First, startup employees can hold off on paying taxes related to stock options
they exercised. That can be a big help if a company is still private, since in
that situation employees have to pay tax even before they can earn cash from
selling shares.
Startup employees will also have more opportunity to exercise what are known as
"incentive stock options" with less chance of being on the hook for the
alternative minimum tax, according to Mark Setzen, a long-time certified public
accountant in Silicon Valley.
Also coming out ahead are independent contractors, ranging from engineers to
marketers to caterers, who stand to benefit from a new 20 percent deduction of
business income.
Arun Sood, a freelance software engineer in San Francisco who makes about
$150,000 annually, said he accrues few deductions because he rents his home,
holds no debt and has no children. Now he gets a big new deduction and a lower
tax rate.
"Looking at this selfishly, it's going to be a positive impact," said Sood, who
has freelanced for Axios, Cisco and Macy's.

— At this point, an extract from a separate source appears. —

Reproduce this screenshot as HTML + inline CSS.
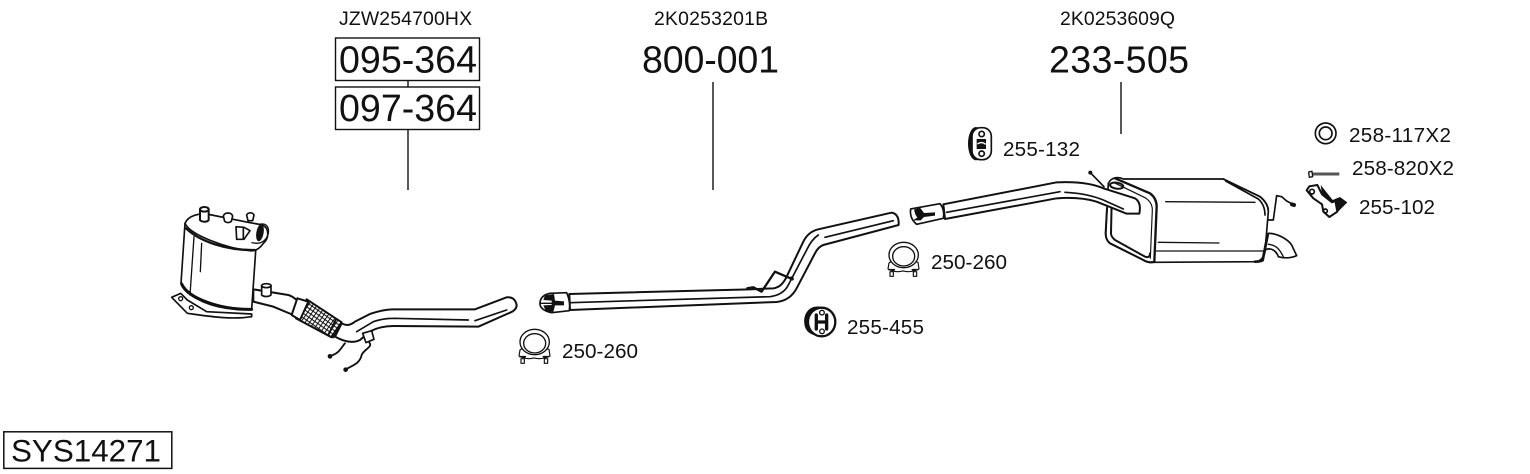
<!DOCTYPE html>
<html><head><meta charset="utf-8"><style>
html,body{margin:0;padding:0;background:#fff}
svg{display:block}
text{font-family:"Liberation Sans",sans-serif;fill:#111}
.n{font-size:19.4px}.b{font-size:37.6px}.s{font-size:20.7px}
.k{fill:none;stroke:#111;stroke-linecap:round;stroke-linejoin:round}
.w{fill:#fff;stroke:#111;stroke-linecap:round;stroke-linejoin:round}
</style></head><body>
<svg width="1530" height="474" viewBox="0 0 1530 474" xmlns="http://www.w3.org/2000/svg">
<defs>
<pattern id="m" width="11" height="11" patternUnits="userSpaceOnUse" patternTransform="rotate(35)">
<rect width="11" height="11" fill="#fff"/><path d="M0 0H11M0 0V11" stroke="#111" stroke-width="6"/>
</pattern>
<g id="clamp">
<path class="w" stroke-width="3.5" d="M30 72 L27 90 Q50 102 72 96 Q95 102 120 90 L117 70 L108 68 L36 68Z"/>
<path class="w" stroke-width="3.5" d="M33 98 h10 v14 h-10Z M103 98 h10 v14 h-10Z"/>
<path class="k" stroke-width="5" d="M30 92 h16 M100 92 h16"/>
<ellipse class="w" cx="74" cy="48" rx="44" ry="38" stroke-width="4"/>
<ellipse class="w" cx="74" cy="52" rx="33" ry="29" stroke-width="4"/>
</g>
</defs>

<!-- Labels and boxes -->
<text class="n" x="339" y="25" textLength="133">JZW254700HX</text>
<text class="n" x="654" y="25" textLength="114">2K0253201B</text>
<text class="n" x="1060" y="25" textLength="115">2K0253609Q</text>
<rect x="335.5" y="38" width="144" height="42.5" fill="none" stroke="#111" stroke-width="1.4"/>
<rect x="335.5" y="87" width="144" height="42.5" fill="none" stroke="#111" stroke-width="1.4"/>
<path d="M408 80.5V87M408 130V190M713 82V190M1121 82V134" stroke="#111" stroke-width="1.4" fill="none"/>
<text class="b" x="339" y="72.5" textLength="138">095-364</text>
<text class="b" x="339" y="121" textLength="138">097-364</text>
<text class="b" x="642" y="72.5" textLength="137">800-001</text>
<text class="b" x="1049" y="72.5" textLength="140">233-505</text>
<rect x="3.8" y="431.8" width="168" height="36.6" fill="none" stroke="#111" stroke-width="1.5"/>
<text x="11" y="461.5" font-size="31.4" textLength="150">SYS14271</text>
<text class="s" x="562" y="358" textLength="76">250-260</text>
<text class="s" x="847" y="334" textLength="77">255-455</text>
<text class="s" x="931" y="269" textLength="76">250-260</text>
<text class="s" x="1003" y="156" textLength="77">255-132</text>
<text class="s" x="1349" y="142" textLength="102">258-117X2</text>
<text class="s" x="1352" y="175" textLength="102">258-820X2</text>
<text class="s" x="1359" y="214" textLength="76">255-102</text>

<!-- DPF -->
<g transform="translate(170 200) scale(.3333)">
<path class="w" stroke-width="5" d="M5 292 L32 280 L52 300 L110 335 L245 342 L245 350 C180 360 110 348 52 340Z"/>
<circle class="k" cx="32" cy="296" r="6" stroke-width="4"/><circle class="k" cx="64" cy="323" r="6" stroke-width="4"/>
<path class="w" stroke-width="5" d="M45 70 L33 250 C40 280 100 315 170 325 L245 328 L258 140Z"/>
<path class="k" stroke-width="9" d="M35 252 C55 295 150 330 245 328"/>
<path class="k" stroke-width="4" d="M95 130 L91 215 M72 110 L60 285"/>
<path class="w" stroke-width="5" d="M45 70 C55 45 90 40 110 42 L240 68 L278 75 C298 85 298 115 280 130 C270 145 255 155 240 152 C170 145 60 105 45 70Z"/>
<path class="k" stroke-width="7" d="M48 85 C90 125 170 152 255 150"/>
<path class="w" stroke-width="6" d="M90 28 L116 28 L116 60 C110 68 95 66 90 60Z"/>
<ellipse class="w" cx="103" cy="28" rx="13" ry="7" stroke-width="6"/>
<path class="w" stroke-width="5" d="M160 48 C163 36 185 36 188 48 L184 64 C178 70 168 68 164 64Z"/>
<path class="w" stroke-width="5" d="M230 46 C232 36 250 36 252 46 L248 62 L234 62Z"/>
<path class="w" stroke-width="5" d="M198 80 L222 82 L240 92 L222 118 L200 118Z M220 82 V116"/>
<ellipse cx="270" cy="98" rx="11" ry="26" fill="#111" transform="rotate(10 270 98)"/>
<path class="k" stroke-width="4" d="M272 72 C296 68 302 95 288 116 C278 130 262 132 246 128"/>
</g>

<!-- Front pipe -->
<g transform="translate(160 190) scale(.3333)">
<path class="w" stroke-width="6" d="M280 298 L385 315 Q412 325 418 345 L400 375 L340 350 L280 335Z"/>
<path class="w" stroke-width="5" d="M305 286 L333 286 L333 315 C325 322 310 320 305 315Z"/>
<ellipse class="w" cx="319" cy="287" rx="14" ry="6" stroke-width="5"/>
<path class="w" stroke-width="6" d="M545 400 Q565 412 585 395 L630 372 Q670 358 700 358 L945 358 L1040 322 Q1065 320 1070 345 Q1070 360 1050 368 L955 410 L700 408 Q660 408 630 425 L600 450 Q570 465 525 440Z"/>
<path d="M440 328 L545 397 L515 442 L408 385Z" fill="url(#m)" stroke="#111" stroke-width="6" stroke-linejoin="round"/>
<path class="w" stroke-width="6" d="M412 325 L445 335 L420 390 L395 375Z"/>
<path class="k" stroke-width="6" d="M527 390 L505 435 M545 400 L520 442"/>
<path class="k" stroke-width="5" d="M700 385 L925 390 M945 392 L1040 360 M590 425 L640 395 Q670 385 700 385"/>
<path class="k" stroke-width="5.5" d="M555 460 C545 470 540 490 510 498 M628 458 C640 470 610 480 605 495 C600 520 580 525 558 538"/>
<circle cx="510" cy="499" r="7" fill="#111"/><circle cx="557" cy="539" r="7" fill="#111"/>
<path class="w" stroke-width="5" d="M608 430 L635 422 L642 448 L618 458Z"/>
</g>

<!-- Mid pipe -->
<g transform="translate(510 190) scale(.3333)">
<path class="w" stroke-width="6" d="M178 312 L720 298 L790 295 Q815 292 830 260 L880 155 Q895 125 925 118 L1145 68 Q1168 72 1166 105 L940 165 Q925 170 915 190 L860 295 Q840 332 800 336 L180 360Z"/>
<path class="k" stroke-width="5" d="M180 338 L780 320 Q820 315 835 285 L890 180 Q905 148 925 135 M945 142 L1150 92"/>
<path class="k" stroke-width="7" d="M712 295 L730 292 L755 305 L795 245 L848 268"/>
<circle cx="845" cy="265" r="6" fill="#111"/>
<path class="w" stroke-width="5" d="M120 310 L170 308 Q182 335 178 362 L125 368 Q88 360 90 338 Q92 316 120 310Z"/>
<path d="M105 316 L132 312 L135 332 L162 334 L162 346 L135 346 L130 366 L108 364 L100 346 L125 345 L125 332 L100 330Z" fill="#111"/>
<path class="k" stroke-width="4" d="M92 340 H125"/>
<!-- 255-455 -->
<path d="M930 350 C895 345 880 375 883 400 C885 425 905 438 930 437Z" fill="#111"/>
<ellipse class="w" cx="935" cy="396" rx="41" ry="43" stroke-width="7"/>
<path class="k" stroke-width="10" d="M919 375 V417 M950 375 V417 M919 396 H950"/>
<circle class="w" cx="936" cy="368" r="7" stroke-width="4"/><circle class="w" cx="936" cy="424" r="7" stroke-width="4"/>
</g>

<g transform="translate(510 326) scale(.3333)"><use href="#clamp"/></g>
<g transform="translate(879 239) scale(.3333)"><use href="#clamp"/></g>

<!-- Muffler -->
<g transform="translate(1095 165) scale(.3333)">
<path class="k" stroke-width="5" d="M520 165 L535 165 L545 92 L560 95 L575 108 L598 120"/>
<circle cx="597" cy="120" r="6" fill="#111"/>
<path class="w" stroke-width="5" d="M520 205 C550 205 580 225 590 240 L605 272 C590 280 565 280 550 275 C545 260 530 245 510 255Z"/>
<path class="k" stroke-width="4" d="M520 238 C545 240 555 255 565 275"/>
<path class="w" stroke-width="5" d="M40 55 C50 35 70 35 85 42 L385 42 L495 95 Q520 115 520 140 L510 260 Q505 285 485 290 L178 292 Q160 295 145 285 L45 235 Q32 225 32 205Z"/>
<path class="k" stroke-width="7" d="M60 40 L165 85 Q185 100 185 125 L178 290"/>
<path class="k" stroke-width="3.5" d="M55 52 L150 98 Q172 112 172 135 L166 280"/>
<path class="k" stroke-width="6" d="M50 110 L48 205 Q48 215 60 225 L150 275 Q165 280 165 265 M36 130 L32 205 Q32 225 45 235 L145 285 Q160 295 178 290"/>
<path class="k" stroke-width="5" d="M385 42 L495 95 Q520 115 520 140 M392 48 L490 102 Q510 120 510 150"/>
<path class="k" stroke-width="4" d="M212 110 L480 112 M190 232 L372 234 M185 258 L505 258"/>
<path class="k" stroke-width="8" d="M518 210 L503 286 Q495 290 480 290"/>
</g>

<!-- Rear pipe -->
<g transform="translate(900 115) scale(.3333)">
<path class="k" stroke-width="5" d="M570 172 L612 215"/>
<circle cx="571" cy="173" r="6" fill="#111"/>
<ellipse class="k" cx="650" cy="212" rx="20" ry="9" stroke-width="6" transform="rotate(8 650 212)"/>
<path class="w" stroke-width="6" d="M130 268 L470 202 Q560 198 610 220 L705 250 Q725 262 718 296 L680 296 L590 260 Q540 245 470 250 L135 312Z"/>
<path class="k" stroke-width="5" d="M140 292 L480 230 M495 232 Q560 235 610 255 L670 282"/>
<path class="w" stroke-width="5" d="M120 266 Q135 285 130 310 L50 328 Q28 310 32 282Z"/>
<path d="M42 284 L60 278 L72 294 L105 292 L105 302 L72 306 L62 316 L38 316 L52 308 L46 298Z" fill="#111"/>
<!-- 255-132 -->
<ellipse cx="228" cy="86" rx="24" ry="50" fill="#111"/>
<rect class="w" x="216" y="38" width="58" height="96" rx="26" stroke-width="5"/>
<rect x="230" y="72" width="28" height="30" fill="#111"/>
<path d="M232 87 Q245 78 257 88" fill="none" stroke="#fff" stroke-width="4"/>
<circle class="w" cx="245" cy="57" r="8" stroke-width="5"/><circle class="w" cx="245" cy="116" r="8" stroke-width="5"/>
</g>

<!-- Small parts -->
<g transform="translate(1290 115) scale(.3333)">
<circle class="k" cx="107" cy="55" r="31" stroke-width="5"/>
<circle class="k" cx="107" cy="55" r="19" stroke-width="5"/>
<path stroke="#555" fill="none" stroke-width="9" d="M68 177 L148 177"/>
<path class="w" stroke-width="4" d="M56 171 L66 169 L68 185 L58 187Z"/>
<path d="M92 210 L128 255 L150 246 L172 262 L142 292 L136 258 L124 264 L96 238Z" fill="#111"/>
<path class="w" stroke-width="6" d="M50 226 L58 214 L82 210 L96 238 L126 262 L136 258 L142 290 L118 306 L100 290 L96 268 L70 250Z"/>
<circle class="k" cx="66" cy="230" r="7" stroke-width="5"/>
<circle class="k" cx="106" cy="288" r="6" stroke-width="5"/>
<circle cx="6" cy="268" r="6" fill="#111"/>
</g>
</svg>
</body></html>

The tax plan mostly preserves a tax break for venture capitalists that had been
in jeopardy. The so-called carried interest provision lets venture capitalists
book the 20 percent fee they typically take on a profitable investment as a
capital gain, which carries a lower tax rate than ordinary income, even though
the venture investors do not put up any of their personal capital.
Now the capital gains rate will apply only to investments held at least three
years -- a limitation that venture capitalists said would come into play only
occasionally.
Silicon Valley executives with high salaries will take home extra money, too,
because language in the current tax law known as the Pease Limitation had
already limited their deductions, said Andrew Mattson, a tax partner serving
technology industry clients at accountancy Moss Adams.
Executives also may see base pay rise in coming years. The tax bill removes
corporate tax breaks for performance bonuses, which is already leading companies
to reconsider pay packages for chief-level executives, lawyers said.